— start Raw data —
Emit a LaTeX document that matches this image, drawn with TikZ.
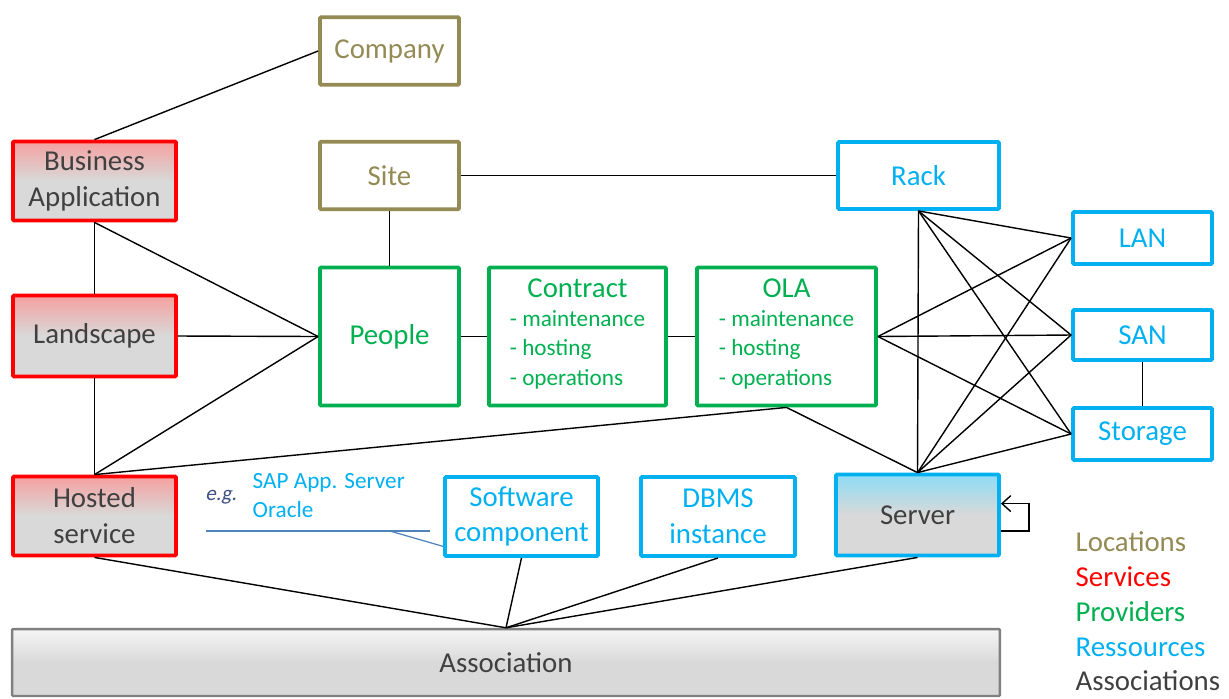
\documentclass[tikz,border=0pt]{standalone}
\usepackage{fontspec}
\setmainfont{Carlito}
\newfontfamily\egfont[FakeSlant=0.2]{Carlito}
\usepackage{xcolor}
\usepackage{tikz}
\usetikzlibrary{arrows.meta,positioning,calc}
\definecolor{locol}{RGB}{148,138,84}
\definecolor{svcol}{RGB}{255,0,0}
\definecolor{prcol}{RGB}{0,176,80}
\definecolor{recol}{RGB}{0,176,240}
\definecolor{ascol}{RGB}{64,64,64}
\definecolor{boxgray}{RGB}{217,217,217}
\definecolor{svtop}{RGB}{245,160,160}
\definecolor{retop}{RGB}{140,220,245}
\definecolor{egcol}{RGB}{79,129,189}
\definecolor{egdark}{RGB}{60,80,130}
\newcommand{\bigtxt}{\fontsize{16.4pt}{20.4pt}\selectfont}
\newcommand{\smalltxt}{\fontsize{13.2pt}{17pt}\selectfont}
\tikzset{
  every node/.append style={font=\bigtxt},
  box/.style={draw, line width=2.2pt, rounded corners=0.6pt, align=center, inner sep=2pt},
  locbox/.style={box, draw=locol, text=locol, minimum width=2.78cm, minimum height=1.35cm},
  svcbox/.style={box, draw=svcol, text=ascol, minimum width=3.26cm,
    top color=svtop, bottom color=boxgray, middle color=boxgray},
  provbox/.style={box, draw=prcol, text=prcol, minimum height=2.76cm},
  resbox/.style={box, draw=recol, text=recol},
  assocbox/.style={box, draw=black!50, line width=1.4pt, text=ascol,
    top color=white!96!black, bottom color=boxgray, middle color=boxgray},
  legend/.style={anchor=base west, inner sep=0pt, text depth=0pt}
}

\begin{document}
\begin{tikzpicture}[x=0.02cm, y=-0.02cm, line width=0.8pt]
      \useasboundingbox (0,0) rectangle (1229,698);

      \node[locbox] at (389.5,51) (company) {Company};
      \node[locbox] at (389.5,175.5) (site) {Site};

      \node[svcbox, minimum height=1.58cm] at (94.5,181) (bizapp) {Business\\Application};
      \node[svcbox, minimum height=1.62cm] at (94.5,336) (landscape) {Landscape};
      \node[svcbox, minimum height=1.58cm] at (94.5,516) (hosted) {Hosted\\service};

      \node[provbox, minimum width=2.78cm] at (389.5,336.5) (people) {People};
      \node[provbox, minimum width=3.54cm] at (577.5,336.5) (contract)
        {Contract\\[3.5pt]{\smalltxt\begin{tabular}{@{}l@{}}- maintenance\\- hosting\\- operations\end{tabular}}};
      \node[provbox, minimum width=3.58cm] at (786.5,336.5) (ola)
        {OLA\\[3.5pt]{\smalltxt\begin{tabular}{@{}l@{}}- maintenance\\- hosting\\- operations\end{tabular}}};

      \node[resbox, minimum width=3.22cm, minimum height=1.34cm] at (918.5,175.5) (rack) {Rack};
      \node[resbox, minimum width=2.78cm, minimum height=1.04cm] at (1142.5,238) (lan) {LAN};
      \node[resbox, minimum width=2.78cm, minimum height=1.0cm] at (1142.5,335) (san) {SAN};
      \node[resbox, minimum width=2.78cm, minimum height=1.04cm] at (1142.5,434) (storage) {Storage};
      \node[resbox, minimum width=3.06cm, minimum height=1.58cm] at (521.5,516.5) (software) {Software\\component};
      \node[resbox, minimum width=3.08cm, minimum height=1.58cm] at (718,516.5) (dbms) {DBMS\\instance};
      \node[resbox, text=ascol, minimum width=3.26cm, minimum height=1.62cm,
        top color=retop, bottom color=boxgray, middle color=boxgray] at (917.5,515) (server) {Server};

      \node[assocbox, minimum width=19.76cm, minimum height=1.34cm] at (506,662.5) (assoc) {Association};

      \node[font=\fontsize{12pt}{14pt}\egfont, text=egdark] at (221,497) (eg) {e.g.};
      \node[legend, anchor=west, text depth=, font=\smalltxt, text=recol, align=left] at (252,495.5) (egtext)
        {SAP App. Server\\[-0.5pt]Oracle};
      \coordinate (egleft) at (206,531);
      \coordinate (egright) at (430,531);
      \coordinate (egknee) at (390,531);
      \draw[egcol, line width=0.7pt] (egleft) -- (egright);
      \draw[egcol, line width=0.7pt] (egknee) -- ([yshift=-17pt]software.west);

      \draw (bizapp.north) -- (company.west);
      \draw (bizapp.south) -- (landscape.north);
      \draw (bizapp.south) -- (people.west);
      \draw (landscape.east) -- (people.west);
      \draw (landscape.south) -- (hosted.north);
      \draw (hosted.north) -- (people.west);
      \draw (hosted.north) -- (ola.south);
      \draw (site.south) -- (people.north);
      \draw (site.east) -- (rack.west);
      \draw (people.east) -- (contract.west);
      \draw (contract.east) -- (ola.west);
      \draw (ola.south) -- (server.north);
      \draw (ola.east) -- (lan.west);
      \draw (ola.east) -- (san.west);
      \draw (ola.east) -- (storage.west);
      \draw (rack.south) -- (server.north);
      \draw (rack.south) -- (lan.west);
      \draw (rack.south) -- (san.west);
      \draw (rack.south) -- (storage.west);
      \draw (server.north) -- (lan.west);
      \draw (server.north) -- (san.west);
      \draw (server.north) -- (storage.west);
      \draw (san.south) -- (storage.north);
      \draw[-{Straight Barb[length=5pt,width=9pt]}] ([yshift=-9pt]server.east) -- ++(28,0)
        |- ([yshift=6.5pt]server.east);

      \draw (hosted.south) -- (assoc.north);
      \draw (software.south) -- (assoc.north);
      \draw (dbms.south) -- (assoc.north);
      \draw (server.south) -- (assoc.north);

      \node[legend, text=locol] at (1075,551) (leg1) {Locations};
      \node[legend, text=svcol] at (1075,586) (leg2) {Services};
      \node[legend, text=prcol] at (1075,621) (leg3) {Providers};
      \node[legend, text=recol] at (1075,656) (leg4) {Ressources};
      \node[legend, text=ascol] at (1075,690) (leg5) {Associations};
    \end{tikzpicture}
\end{document}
— end Raw data —
Stated problem: Output all of the data exactly as it stands, minus any images.

Result for this exercise:
Emit a LaTeX document that matches this image, drawn with TikZ.
\documentclass[tikz,border=0pt]{standalone}
\usepackage{fontspec}
\setmainfont{Carlito}
\newfontfamily\egfont[FakeSlant=0.2]{Carlito}
\usepackage{xcolor}
\usepackage{tikz}
\usetikzlibrary{arrows.meta,positioning,calc}
\definecolor{locol}{RGB}{148,138,84}
\definecolor{svcol}{RGB}{255,0,0}
\definecolor{prcol}{RGB}{0,176,80}
\definecolor{recol}{RGB}{0,176,240}
\definecolor{ascol}{RGB}{64,64,64}
\definecolor{boxgray}{RGB}{217,217,217}
\definecolor{svtop}{RGB}{245,160,160}
\definecolor{retop}{RGB}{140,220,245}
\definecolor{egcol}{RGB}{79,129,189}
\definecolor{egdark}{RGB}{60,80,130}
\newcommand{\bigtxt}{\fontsize{16.4pt}{20.4pt}\selectfont}
\newcommand{\smalltxt}{\fontsize{13.2pt}{17pt}\selectfont}
\tikzset{
  every node/.append style={font=\bigtxt},
  box/.style={draw, line width=2.2pt, rounded corners=0.6pt, align=center, inner sep=2pt},
  locbox/.style={box, draw=locol, text=locol, minimum width=2.78cm, minimum height=1.35cm},
  svcbox/.style={box, draw=svcol, text=ascol, minimum width=3.26cm,
    top color=svtop, bottom color=boxgray, middle color=boxgray},
  provbox/.style={box, draw=prcol, text=prcol, minimum height=2.76cm},
  resbox/.style={box, draw=recol, text=recol},
  assocbox/.style={box, draw=black!50, line width=1.4pt, text=ascol,
    top color=white!96!black, bottom color=boxgray, middle color=boxgray},
  legend/.style={anchor=base west, inner sep=0pt, text depth=0pt}
}

\begin{document}
\begin{tikzpicture}[x=0.02cm, y=-0.02cm, line width=0.8pt]
      \useasboundingbox (0,0) rectangle (1229,698);

      \node[locbox] at (389.5,51) (company) {Company};
      \node[locbox] at (389.5,175.5) (site) {Site};

      \node[svcbox, minimum height=1.58cm] at (94.5,181) (bizapp) {Business\\Application};
      \node[svcbox, minimum height=1.62cm] at (94.5,336) (landscape) {Landscape};
      \node[svcbox, minimum height=1.58cm] at (94.5,516) (hosted) {Hosted\\service};

      \node[provbox, minimum width=2.78cm] at (389.5,336.5) (people) {People};
      \node[provbox, minimum width=3.54cm] at (577.5,336.5) (contract)
        {Contract\\[3.5pt]{\smalltxt\begin{tabular}{@{}l@{}}- maintenance\\- hosting\\- operations\end{tabular}}};
      \node[provbox, minimum width=3.58cm] at (786.5,336.5) (ola)
        {OLA\\[3.5pt]{\smalltxt\begin{tabular}{@{}l@{}}- maintenance\\- hosting\\- operations\end{tabular}}};

      \node[resbox, minimum width=3.22cm, minimum height=1.34cm] at (918.5,175.5) (rack) {Rack};
      \node[resbox, minimum width=2.78cm, minimum height=1.04cm] at (1142.5,238) (lan) {LAN};
      \node[resbox, minimum width=2.78cm, minimum height=1.0cm] at (1142.5,335) (san) {SAN};
      \node[resbox, minimum width=2.78cm, minimum height=1.04cm] at (1142.5,434) (storage) {Storage};
      \node[resbox, minimum width=3.06cm, minimum height=1.58cm] at (521.5,516.5) (software) {Software\\component};
      \node[resbox, minimum width=3.08cm, minimum height=1.58cm] at (718,516.5) (dbms) {DBMS\\instance};
      \node[resbox, text=ascol, minimum width=3.26cm, minimum height=1.62cm,
        top color=retop, bottom color=boxgray, middle color=boxgray] at (917.5,515) (server) {Server};

      \node[assocbox, minimum width=19.76cm, minimum height=1.34cm] at (506,662.5) (assoc) {Association};

      \node[font=\fontsize{12pt}{14pt}\egfont, text=egdark] at (221,497) (eg) {e.g.};
      \node[legend, anchor=west, text depth=, font=\smalltxt, text=recol, align=left] at (252,495.5) (egtext)
        {SAP App. Server\\[-0.5pt]Oracle};
      \coordinate (egleft) at (206,531);
      \coordinate (egright) at (430,531);
      \coordinate (egknee) at (390,531);
      \draw[egcol, line width=0.7pt] (egleft) -- (egright);
      \draw[egcol, line width=0.7pt] (egknee) -- ([yshift=-17pt]software.west);

      \draw (bizapp.north) -- (company.west);
      \draw (bizapp.south) -- (landscape.north);
      \draw (bizapp.south) -- (people.west);
      \draw (landscape.east) -- (people.west);
      \draw (landscape.south) -- (hosted.north);
      \draw (hosted.north) -- (people.west);
      \draw (hosted.north) -- (ola.south);
      \draw (site.south) -- (people.north);
      \draw (site.east) -- (rack.west);
      \draw (people.east) -- (contract.west);
      \draw (contract.east) -- (ola.west);
      \draw (ola.south) -- (server.north);
      \draw (ola.east) -- (lan.west);
      \draw (ola.east) -- (san.west);
      \draw (ola.east) -- (storage.west);
      \draw (rack.south) -- (server.north);
      \draw (rack.south) -- (lan.west);
      \draw (rack.south) -- (san.west);
      \draw (rack.south) -- (storage.west);
      \draw (server.north) -- (lan.west);
      \draw (server.north) -- (san.west);
      \draw (server.north) -- (storage.west);
      \draw (san.south) -- (storage.north);
      \draw[-{Straight Barb[length=5pt,width=9pt]}] ([yshift=-9pt]server.east) -- ++(28,0)
        |- ([yshift=6.5pt]server.east);

      \draw (hosted.south) -- (assoc.north);
      \draw (software.south) -- (assoc.north);
      \draw (dbms.south) -- (assoc.north);
      \draw (server.south) -- (assoc.north);

      \node[legend, text=locol] at (1075,551) (leg1) {Locations};
      \node[legend, text=svcol] at (1075,586) (leg2) {Services};
      \node[legend, text=prcol] at (1075,621) (leg3) {Providers};
      \node[legend, text=recol] at (1075,656) (leg4) {Ressources};
      \node[legend, text=ascol] at (1075,690) (leg5) {Associations};
    \end{tikzpicture}
\end{document}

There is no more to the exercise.